* EXERCISE GOAL
Only the lines from the line containing "Reproduce this chart with Apache ECharts." through the line containing "const yTicks = [-3,-2.5,-2,-1.5,-1,-0.5,0];" should be reproduced, please, with no pictures.

# start of TASK MATERIAL

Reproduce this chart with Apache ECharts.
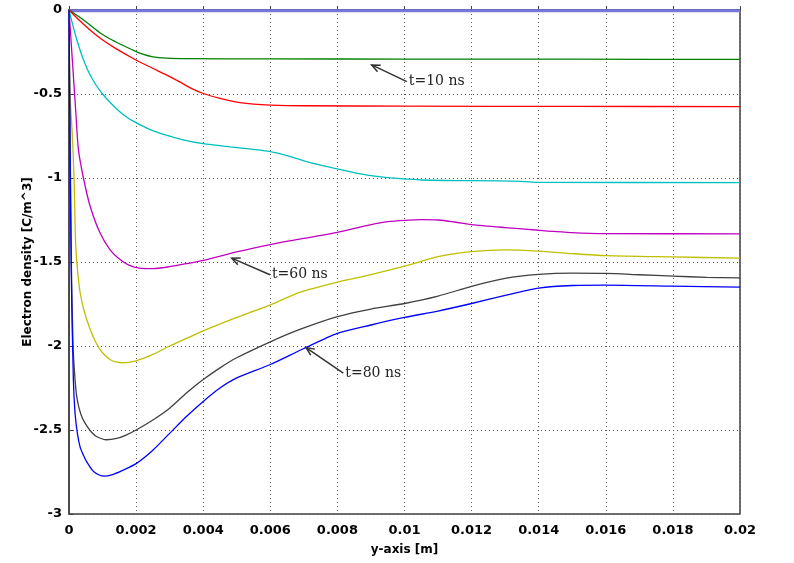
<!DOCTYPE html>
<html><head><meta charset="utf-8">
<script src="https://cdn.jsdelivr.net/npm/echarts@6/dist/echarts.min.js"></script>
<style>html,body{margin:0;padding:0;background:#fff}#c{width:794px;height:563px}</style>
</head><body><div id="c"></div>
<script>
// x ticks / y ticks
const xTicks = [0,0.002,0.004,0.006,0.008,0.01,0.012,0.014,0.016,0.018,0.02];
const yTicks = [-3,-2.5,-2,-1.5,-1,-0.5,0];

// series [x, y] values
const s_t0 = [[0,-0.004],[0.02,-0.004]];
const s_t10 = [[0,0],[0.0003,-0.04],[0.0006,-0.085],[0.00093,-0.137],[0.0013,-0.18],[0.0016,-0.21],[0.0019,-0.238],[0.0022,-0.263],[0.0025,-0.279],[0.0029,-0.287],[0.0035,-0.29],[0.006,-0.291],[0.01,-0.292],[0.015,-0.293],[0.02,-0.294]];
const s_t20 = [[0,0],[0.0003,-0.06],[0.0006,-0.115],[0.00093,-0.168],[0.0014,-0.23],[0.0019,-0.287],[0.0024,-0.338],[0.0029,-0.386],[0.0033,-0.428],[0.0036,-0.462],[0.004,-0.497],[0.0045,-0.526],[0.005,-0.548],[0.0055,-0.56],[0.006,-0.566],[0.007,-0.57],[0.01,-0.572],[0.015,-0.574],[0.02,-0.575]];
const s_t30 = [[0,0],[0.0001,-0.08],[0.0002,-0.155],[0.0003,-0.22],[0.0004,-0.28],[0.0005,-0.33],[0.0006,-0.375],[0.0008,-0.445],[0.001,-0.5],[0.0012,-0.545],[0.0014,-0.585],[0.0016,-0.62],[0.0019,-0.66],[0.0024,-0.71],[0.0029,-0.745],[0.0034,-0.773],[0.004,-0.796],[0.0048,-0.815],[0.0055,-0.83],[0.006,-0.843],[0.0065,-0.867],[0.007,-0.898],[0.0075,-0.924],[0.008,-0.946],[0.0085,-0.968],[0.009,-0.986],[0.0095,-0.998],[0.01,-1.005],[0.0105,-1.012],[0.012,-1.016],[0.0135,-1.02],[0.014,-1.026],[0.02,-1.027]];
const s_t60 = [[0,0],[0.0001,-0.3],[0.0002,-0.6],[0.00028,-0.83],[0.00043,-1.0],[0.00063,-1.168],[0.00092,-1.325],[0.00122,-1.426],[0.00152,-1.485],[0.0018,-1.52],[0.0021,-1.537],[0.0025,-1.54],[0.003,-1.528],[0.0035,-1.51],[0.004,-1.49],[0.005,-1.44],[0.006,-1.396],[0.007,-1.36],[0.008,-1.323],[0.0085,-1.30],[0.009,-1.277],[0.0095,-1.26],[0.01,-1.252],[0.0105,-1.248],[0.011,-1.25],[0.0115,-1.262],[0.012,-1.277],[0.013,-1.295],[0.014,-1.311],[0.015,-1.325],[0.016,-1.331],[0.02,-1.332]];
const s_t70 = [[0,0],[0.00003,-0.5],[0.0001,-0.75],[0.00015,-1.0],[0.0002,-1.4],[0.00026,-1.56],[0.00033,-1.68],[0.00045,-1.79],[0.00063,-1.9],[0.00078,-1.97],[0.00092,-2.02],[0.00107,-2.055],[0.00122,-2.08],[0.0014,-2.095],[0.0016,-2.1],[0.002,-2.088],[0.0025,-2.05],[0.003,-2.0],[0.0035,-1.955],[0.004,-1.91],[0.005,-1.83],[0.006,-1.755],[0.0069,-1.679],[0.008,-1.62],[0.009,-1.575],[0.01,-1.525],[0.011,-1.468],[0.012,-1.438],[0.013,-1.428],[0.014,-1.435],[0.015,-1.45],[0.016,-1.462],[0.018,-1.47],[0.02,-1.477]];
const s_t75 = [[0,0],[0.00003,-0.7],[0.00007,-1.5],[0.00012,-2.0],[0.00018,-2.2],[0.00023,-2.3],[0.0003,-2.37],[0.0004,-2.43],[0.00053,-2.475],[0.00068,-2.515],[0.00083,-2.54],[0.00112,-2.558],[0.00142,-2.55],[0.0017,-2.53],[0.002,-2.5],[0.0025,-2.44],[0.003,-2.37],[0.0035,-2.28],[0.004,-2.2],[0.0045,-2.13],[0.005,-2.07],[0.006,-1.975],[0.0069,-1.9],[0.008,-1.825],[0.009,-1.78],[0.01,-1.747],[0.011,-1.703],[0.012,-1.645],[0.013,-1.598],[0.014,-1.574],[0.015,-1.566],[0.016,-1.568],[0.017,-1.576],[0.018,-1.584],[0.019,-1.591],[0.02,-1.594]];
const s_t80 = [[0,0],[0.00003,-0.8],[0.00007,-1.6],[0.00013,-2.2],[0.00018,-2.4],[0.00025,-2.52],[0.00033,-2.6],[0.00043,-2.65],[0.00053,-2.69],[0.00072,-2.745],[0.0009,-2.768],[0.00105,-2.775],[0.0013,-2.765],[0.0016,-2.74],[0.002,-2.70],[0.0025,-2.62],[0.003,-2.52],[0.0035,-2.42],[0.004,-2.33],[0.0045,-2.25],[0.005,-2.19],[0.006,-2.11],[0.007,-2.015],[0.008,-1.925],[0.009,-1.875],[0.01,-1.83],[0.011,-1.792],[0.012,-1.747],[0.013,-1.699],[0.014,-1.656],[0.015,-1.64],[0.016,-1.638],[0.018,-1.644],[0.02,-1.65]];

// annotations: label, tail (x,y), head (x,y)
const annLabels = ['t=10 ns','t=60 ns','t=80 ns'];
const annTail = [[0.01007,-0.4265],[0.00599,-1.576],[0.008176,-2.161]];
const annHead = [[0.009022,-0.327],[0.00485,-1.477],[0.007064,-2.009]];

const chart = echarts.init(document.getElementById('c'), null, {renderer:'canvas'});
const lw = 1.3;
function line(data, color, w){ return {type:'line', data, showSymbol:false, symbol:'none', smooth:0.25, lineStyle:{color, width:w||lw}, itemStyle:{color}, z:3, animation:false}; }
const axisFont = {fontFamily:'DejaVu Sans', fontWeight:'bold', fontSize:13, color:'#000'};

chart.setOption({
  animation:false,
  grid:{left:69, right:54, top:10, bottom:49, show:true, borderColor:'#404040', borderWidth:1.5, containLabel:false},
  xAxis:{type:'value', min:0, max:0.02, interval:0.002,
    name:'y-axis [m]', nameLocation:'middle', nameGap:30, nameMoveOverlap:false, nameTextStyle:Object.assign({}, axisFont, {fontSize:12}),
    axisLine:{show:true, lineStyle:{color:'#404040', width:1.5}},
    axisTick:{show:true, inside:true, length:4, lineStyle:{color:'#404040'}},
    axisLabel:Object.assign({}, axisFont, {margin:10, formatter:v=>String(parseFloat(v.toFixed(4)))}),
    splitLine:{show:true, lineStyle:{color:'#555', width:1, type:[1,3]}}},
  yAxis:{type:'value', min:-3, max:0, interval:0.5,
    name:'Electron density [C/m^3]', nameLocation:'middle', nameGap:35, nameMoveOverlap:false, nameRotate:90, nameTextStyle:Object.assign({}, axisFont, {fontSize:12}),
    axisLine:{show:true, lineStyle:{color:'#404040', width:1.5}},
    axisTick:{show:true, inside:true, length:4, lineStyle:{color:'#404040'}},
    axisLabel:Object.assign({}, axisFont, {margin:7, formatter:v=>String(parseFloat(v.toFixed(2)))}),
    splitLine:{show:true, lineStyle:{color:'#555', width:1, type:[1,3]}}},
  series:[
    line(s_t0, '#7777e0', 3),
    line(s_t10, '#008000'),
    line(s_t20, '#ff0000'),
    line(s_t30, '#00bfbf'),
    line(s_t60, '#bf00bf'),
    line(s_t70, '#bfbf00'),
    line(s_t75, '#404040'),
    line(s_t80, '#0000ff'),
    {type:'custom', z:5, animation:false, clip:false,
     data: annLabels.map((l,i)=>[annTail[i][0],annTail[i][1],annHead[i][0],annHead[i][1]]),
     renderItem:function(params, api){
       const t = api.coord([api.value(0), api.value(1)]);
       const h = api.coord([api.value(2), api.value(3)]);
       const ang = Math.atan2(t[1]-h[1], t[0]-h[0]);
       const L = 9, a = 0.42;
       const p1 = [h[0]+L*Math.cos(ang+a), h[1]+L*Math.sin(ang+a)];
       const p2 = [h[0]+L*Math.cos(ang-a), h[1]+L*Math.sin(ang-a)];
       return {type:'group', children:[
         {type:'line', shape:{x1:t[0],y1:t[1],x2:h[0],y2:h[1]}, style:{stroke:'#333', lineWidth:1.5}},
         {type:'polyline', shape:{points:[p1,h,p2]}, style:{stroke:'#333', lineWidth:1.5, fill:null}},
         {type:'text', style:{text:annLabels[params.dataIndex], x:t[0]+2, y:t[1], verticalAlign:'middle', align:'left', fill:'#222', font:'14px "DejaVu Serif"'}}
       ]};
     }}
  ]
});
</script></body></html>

# end of TASK MATERIAL
# start of TASK MATERIAL

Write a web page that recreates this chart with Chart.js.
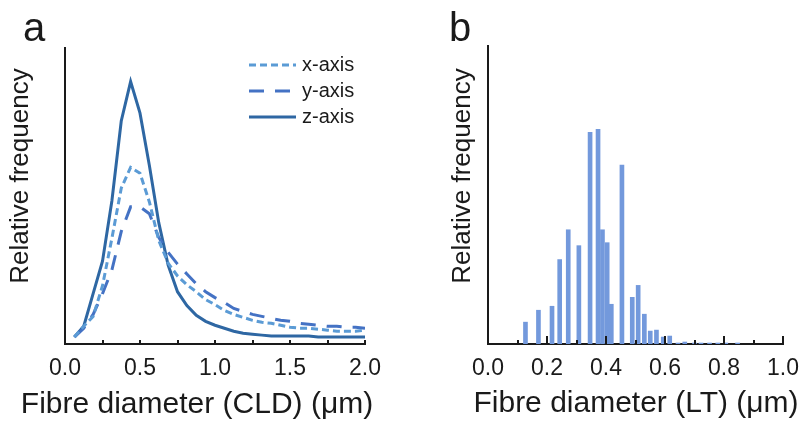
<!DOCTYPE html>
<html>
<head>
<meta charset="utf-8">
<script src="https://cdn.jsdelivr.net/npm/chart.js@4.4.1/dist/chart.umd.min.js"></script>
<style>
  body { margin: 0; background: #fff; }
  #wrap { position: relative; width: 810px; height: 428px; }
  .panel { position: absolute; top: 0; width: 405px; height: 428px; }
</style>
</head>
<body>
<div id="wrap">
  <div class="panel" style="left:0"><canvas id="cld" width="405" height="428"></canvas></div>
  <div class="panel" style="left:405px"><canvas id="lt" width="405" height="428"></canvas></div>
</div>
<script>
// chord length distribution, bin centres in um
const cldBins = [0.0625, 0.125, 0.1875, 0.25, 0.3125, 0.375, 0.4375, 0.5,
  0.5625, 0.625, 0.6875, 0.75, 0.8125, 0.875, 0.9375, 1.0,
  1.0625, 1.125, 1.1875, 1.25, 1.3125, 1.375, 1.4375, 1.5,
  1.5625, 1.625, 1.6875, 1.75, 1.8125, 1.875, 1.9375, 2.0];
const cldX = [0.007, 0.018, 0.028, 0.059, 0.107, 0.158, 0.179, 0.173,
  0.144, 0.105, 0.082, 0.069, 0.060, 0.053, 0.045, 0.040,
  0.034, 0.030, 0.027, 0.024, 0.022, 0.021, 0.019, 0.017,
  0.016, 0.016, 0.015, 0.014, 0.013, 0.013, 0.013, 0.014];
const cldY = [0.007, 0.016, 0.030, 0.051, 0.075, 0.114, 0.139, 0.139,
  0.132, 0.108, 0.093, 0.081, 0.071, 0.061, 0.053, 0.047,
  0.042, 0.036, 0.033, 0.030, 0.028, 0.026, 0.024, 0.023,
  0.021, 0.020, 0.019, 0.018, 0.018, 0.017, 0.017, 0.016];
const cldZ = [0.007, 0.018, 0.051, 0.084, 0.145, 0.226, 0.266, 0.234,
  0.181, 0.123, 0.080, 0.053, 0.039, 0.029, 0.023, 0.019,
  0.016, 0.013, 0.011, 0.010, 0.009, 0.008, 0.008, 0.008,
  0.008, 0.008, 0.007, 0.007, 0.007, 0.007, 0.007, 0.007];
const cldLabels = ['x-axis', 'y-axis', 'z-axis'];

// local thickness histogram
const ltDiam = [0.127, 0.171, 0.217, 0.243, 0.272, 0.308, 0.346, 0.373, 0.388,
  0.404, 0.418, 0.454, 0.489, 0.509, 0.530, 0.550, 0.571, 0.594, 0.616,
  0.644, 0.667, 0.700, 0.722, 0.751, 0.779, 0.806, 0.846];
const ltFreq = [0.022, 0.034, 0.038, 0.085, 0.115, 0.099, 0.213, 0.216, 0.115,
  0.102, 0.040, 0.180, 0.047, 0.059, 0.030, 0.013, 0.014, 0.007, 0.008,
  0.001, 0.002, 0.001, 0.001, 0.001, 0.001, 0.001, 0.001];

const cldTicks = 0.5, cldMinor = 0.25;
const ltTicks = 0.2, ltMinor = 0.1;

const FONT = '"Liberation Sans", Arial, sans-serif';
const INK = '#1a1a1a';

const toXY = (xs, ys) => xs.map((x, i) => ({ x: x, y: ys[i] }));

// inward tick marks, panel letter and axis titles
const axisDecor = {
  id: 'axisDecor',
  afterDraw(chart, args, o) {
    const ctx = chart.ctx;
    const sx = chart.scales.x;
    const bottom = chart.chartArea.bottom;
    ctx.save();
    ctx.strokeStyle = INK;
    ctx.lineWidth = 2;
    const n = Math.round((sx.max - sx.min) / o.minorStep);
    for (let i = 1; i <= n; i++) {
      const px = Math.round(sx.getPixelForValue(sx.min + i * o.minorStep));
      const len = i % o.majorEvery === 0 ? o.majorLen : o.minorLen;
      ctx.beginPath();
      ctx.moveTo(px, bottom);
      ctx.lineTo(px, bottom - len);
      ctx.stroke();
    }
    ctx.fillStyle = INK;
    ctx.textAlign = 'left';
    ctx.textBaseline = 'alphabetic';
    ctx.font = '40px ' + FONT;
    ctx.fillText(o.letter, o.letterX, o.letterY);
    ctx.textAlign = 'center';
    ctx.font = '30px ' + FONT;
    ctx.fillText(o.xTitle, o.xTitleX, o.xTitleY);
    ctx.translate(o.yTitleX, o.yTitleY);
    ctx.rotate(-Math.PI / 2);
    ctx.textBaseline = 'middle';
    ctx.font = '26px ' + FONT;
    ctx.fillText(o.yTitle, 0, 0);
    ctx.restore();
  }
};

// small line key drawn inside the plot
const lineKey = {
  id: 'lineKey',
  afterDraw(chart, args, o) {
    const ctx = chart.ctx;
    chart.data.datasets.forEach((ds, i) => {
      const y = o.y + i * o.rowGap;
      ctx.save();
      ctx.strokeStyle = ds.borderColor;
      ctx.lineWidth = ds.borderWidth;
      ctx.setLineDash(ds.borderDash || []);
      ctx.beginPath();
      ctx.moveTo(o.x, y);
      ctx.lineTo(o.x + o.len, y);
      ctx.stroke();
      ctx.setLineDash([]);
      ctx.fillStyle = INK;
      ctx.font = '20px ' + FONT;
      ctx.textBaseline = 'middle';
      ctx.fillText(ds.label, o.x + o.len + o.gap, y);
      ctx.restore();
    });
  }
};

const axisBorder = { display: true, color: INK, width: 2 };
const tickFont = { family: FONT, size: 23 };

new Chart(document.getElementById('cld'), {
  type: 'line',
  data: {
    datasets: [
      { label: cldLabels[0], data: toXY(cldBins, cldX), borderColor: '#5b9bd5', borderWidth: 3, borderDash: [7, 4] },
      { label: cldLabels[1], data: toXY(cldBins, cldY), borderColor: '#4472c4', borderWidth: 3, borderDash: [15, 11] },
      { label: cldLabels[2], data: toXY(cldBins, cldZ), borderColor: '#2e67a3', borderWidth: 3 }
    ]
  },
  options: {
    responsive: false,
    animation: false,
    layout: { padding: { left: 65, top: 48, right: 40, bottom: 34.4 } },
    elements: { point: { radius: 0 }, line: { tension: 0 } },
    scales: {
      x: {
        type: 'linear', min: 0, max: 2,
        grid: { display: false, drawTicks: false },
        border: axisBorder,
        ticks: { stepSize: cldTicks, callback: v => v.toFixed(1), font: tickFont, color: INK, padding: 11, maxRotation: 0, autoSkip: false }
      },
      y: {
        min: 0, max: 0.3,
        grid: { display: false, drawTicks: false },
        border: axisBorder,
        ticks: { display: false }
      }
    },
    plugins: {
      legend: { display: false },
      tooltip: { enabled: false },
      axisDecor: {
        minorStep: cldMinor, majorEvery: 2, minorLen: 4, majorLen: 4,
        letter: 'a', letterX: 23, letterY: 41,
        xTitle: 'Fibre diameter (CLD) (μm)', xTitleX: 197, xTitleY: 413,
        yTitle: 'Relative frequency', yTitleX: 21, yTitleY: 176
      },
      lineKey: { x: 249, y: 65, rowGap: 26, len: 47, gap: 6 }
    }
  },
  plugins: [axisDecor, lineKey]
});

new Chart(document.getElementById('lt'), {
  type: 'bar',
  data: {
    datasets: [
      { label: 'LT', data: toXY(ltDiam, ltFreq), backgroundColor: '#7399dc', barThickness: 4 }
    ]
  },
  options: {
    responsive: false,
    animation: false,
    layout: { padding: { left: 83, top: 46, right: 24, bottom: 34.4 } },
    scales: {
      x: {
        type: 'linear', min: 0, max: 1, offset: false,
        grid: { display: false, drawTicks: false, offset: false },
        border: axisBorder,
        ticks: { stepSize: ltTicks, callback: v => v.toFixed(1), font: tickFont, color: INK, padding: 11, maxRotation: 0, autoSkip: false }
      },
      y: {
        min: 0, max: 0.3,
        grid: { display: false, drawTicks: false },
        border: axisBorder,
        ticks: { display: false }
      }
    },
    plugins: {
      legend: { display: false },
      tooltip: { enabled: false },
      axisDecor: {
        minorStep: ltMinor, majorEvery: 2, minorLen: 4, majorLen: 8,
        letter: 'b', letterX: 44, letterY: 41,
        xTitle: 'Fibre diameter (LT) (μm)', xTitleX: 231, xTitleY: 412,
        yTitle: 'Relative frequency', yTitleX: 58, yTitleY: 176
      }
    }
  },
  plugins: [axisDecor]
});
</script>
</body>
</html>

# end of TASK MATERIAL

* RESULT OF THIS EXERCISE
Reproduce this chart with Apache ECharts.
<!DOCTYPE html>
<html><head><meta charset="utf-8">
<script src="https://cdn.jsdelivr.net/npm/echarts@6/dist/echarts.min.js"></script>
<style>html,body{margin:0;padding:0;background:#fff}#c{width:794px;height:563px}</style>
</head><body><div id="c"></div>
<script>
// x ticks / y ticks
const xTicks = [0,0.002,0.004,0.006,0.008,0.01,0.012,0.014,0.016,0.018,0.02];
const yTicks = [-3,-2.5,-2,-1.5,-1,-0.5,0];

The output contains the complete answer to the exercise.